Wang Yang 王扬

Personal information
- Date of birth: May 1, 1982 (age 44)
- Place of birth: Nanjing, Jiangsu, China
- Height: 1.79 m (5 ft 10+1⁄2 in)
- Position: Striker

Youth career
- Jiangsu Sainty

Senior career*
- Years: Team / Apps / (Gls)
- 2002–2010: Jiangsu Sainty / 71 / (12)
- 2004: → Plaza Colonia (loan) / 11 / (4)
- 2011: Chongqing F.C. / 14 / (2)

= Wang Yang (footballer, born 1982) =

Chinese footballer

Wang Yang (born May 1, 1982, in Nanjing, Jiangsu) is a Chinese football player.

==Club career==
Wang was promoted to Jiangsu Sainty senior team square in 2002 but had just a few chances to appear in the league game.
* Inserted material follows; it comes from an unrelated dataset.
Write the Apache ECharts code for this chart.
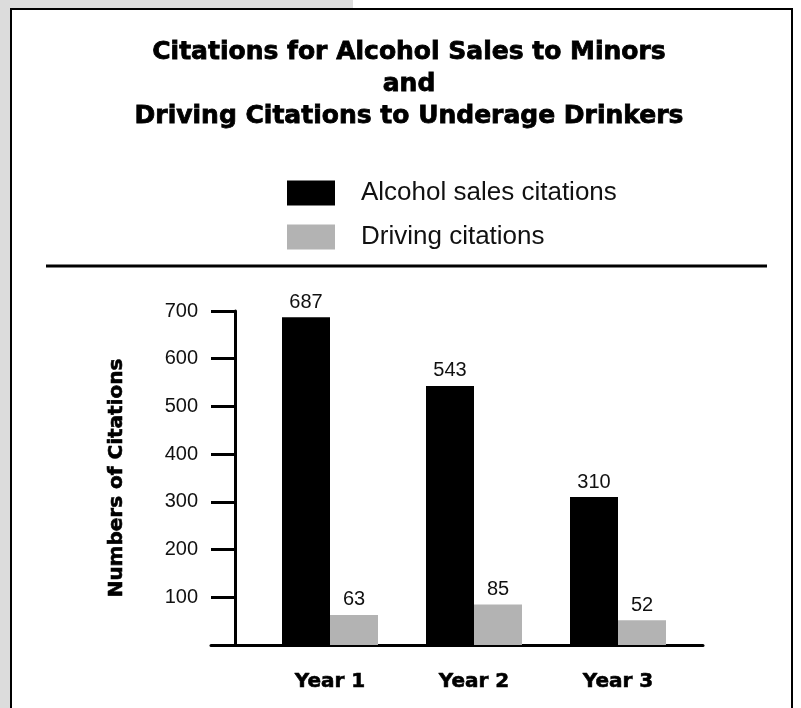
<!DOCTYPE html>
<html>
<head>
<meta charset="utf-8">
<script src="https://cdn.jsdelivr.net/npm/echarts@6/dist/echarts.min.js"></script>
<style>
html,body{margin:0;padding:0;background:#fff;}
#chart{width:801px;height:708px;}
</style>
</head>
<body>
<div id="chart"></div>
<script>
const categories = ['Year 1', 'Year 2', 'Year 3'];
const alcoholSales = [687, 543, 310];
const drivingCitations = [63, 85, 52];
const seriesNames = ['Alcohol sales citations', 'Driving citations'];
const yTicks = { min: 0, max: 700, interval: 100 };
const titleLines = ['Citations for Alcohol Sales to Minors', 'and', 'Driving Citations to Underage Drinkers'];
const yAxisName = 'Numbers of Citations';

const chart = echarts.init(document.getElementById('chart'), null, { renderer: 'canvas' });
const FONT = '"Liberation Sans", Arial, sans-serif';
const HEAVY = '"DejaVu Sans", "Liberation Sans", sans-serif';

chart.setOption({
  backgroundColor: '#fff',
  animation: false,
  textStyle: { fontFamily: FONT },
  graphic: [
    { type: 'rect', shape: { x: 0, y: 0, width: 353, height: 9 }, style: { fill: '#dcdcdc' }, z: 0 },
    { type: 'rect', shape: { x: 0, y: 0, width: 10, height: 708 }, style: { fill: '#dcdcdc' }, z: 0 },
    { type: 'rect', shape: { x: 11, y: 9, width: 781, height: 720 }, style: { fill: 'none', stroke: '#000', lineWidth: 2 }, z: 1 },
    { type: 'line', shape: { x1: 46, y1: 266, x2: 767, y2: 266 }, style: { stroke: '#000', lineWidth: 3 }, z: 1 }
  ],
  title: {
    text: titleLines.join('\n'),
    left: 404,
    top: 31,
    textAlign: 'center',
    textStyle: {
      fontFamily: HEAVY, fontSize: 25, fontWeight: 'bold', color: '#000',
      lineHeight: 32, textBorderColor: '#000', textBorderWidth: 0.8
    }
  },
  legend: {
    orient: 'vertical',
    left: 282,
    top: 175,
    itemWidth: 48,
    itemHeight: 25,
    itemGap: 18,
    icon: 'rect',
    selectedMode: false,
    textStyle: { fontFamily: FONT, fontSize: 26, color: '#111', padding: [0, 0, 0, 21] },
    data: seriesNames
  },
  grid: [
    { left: 258, right: 111, top: 311, bottom: 63, containLabel: false },
    { left: 211, right: 98, top: 311, bottom: 63, containLabel: false }
  ],
  xAxis: [
    {
      type: 'category', gridIndex: 0, data: categories,
      axisLine: { show: false }, axisTick: { show: false },
      axisLabel: {
        margin: 27, fontFamily: HEAVY, fontSize: 20, fontWeight: 'bold', color: '#000',
        textBorderColor: '#000', textBorderWidth: 0.6
      }
    },
    {
      type: 'value', gridIndex: 1, min: 0, max: 1,
      axisLine: { show: true, lineStyle: { color: '#000', width: 3 } },
      axisTick: { show: false }, axisLabel: { show: false }, splitLine: { show: false }
    }
  ],
  yAxis: [
    {
      type: 'value', gridIndex: 0, min: yTicks.min, max: yTicks.max, interval: yTicks.interval,
      offset: 23,
      axisLine: { show: true, lineStyle: { color: '#000', width: 3 } },
      axisTick: { show: true, inside: false, length: 24, lineStyle: { color: '#000', width: 3 } },
      splitLine: { show: false },
      axisLabel: {
        margin: 37, fontFamily: FONT, fontSize: 20, color: '#111',
        formatter: v => (v === 0 ? '' : String(v))
      },
      name: yAxisName,
      nameLocation: 'middle',
      nameGap: 108,
      nameTextStyle: {
        fontFamily: HEAVY, fontSize: 20, fontWeight: 'bold', color: '#000',
        textBorderColor: '#000', textBorderWidth: 0.6
      }
    },
    { type: 'value', gridIndex: 1, min: 0, max: 1, show: false }
  ],
  series: [
    {
      name: seriesNames[0], type: 'bar', xAxisIndex: 0, yAxisIndex: 0,
      data: alcoholSales, barWidth: 48, barGap: '0%',
      itemStyle: { color: '#000' },
      label: { show: true, position: 'top', distance: 5, fontFamily: FONT, fontSize: 20, color: '#111' }
    },
    {
      name: seriesNames[1], type: 'bar', xAxisIndex: 0, yAxisIndex: 0,
      data: drivingCitations, barWidth: 48, barGap: '0%',
      itemStyle: { color: '#b3b3b3' },
      label: { show: true, position: 'top', distance: 5, fontFamily: FONT, fontSize: 20, color: '#111' }
    }
  ]
});
</script>
</body>
</html>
In 2004, he was loaned to Uruguayan Primera División side Plaza Colonia for three months. Wang made his debut for Plaza Colonia on 14 September, in a 1 - 1 home draw with Rentistas. He scored his first senior league goal on his fifth appearance on 3 October. The goal he scored in the 75th minute ensured Plaza Colonia evened the score 2–2 with Nacional at home. He returned to Jiangsu in December 2004.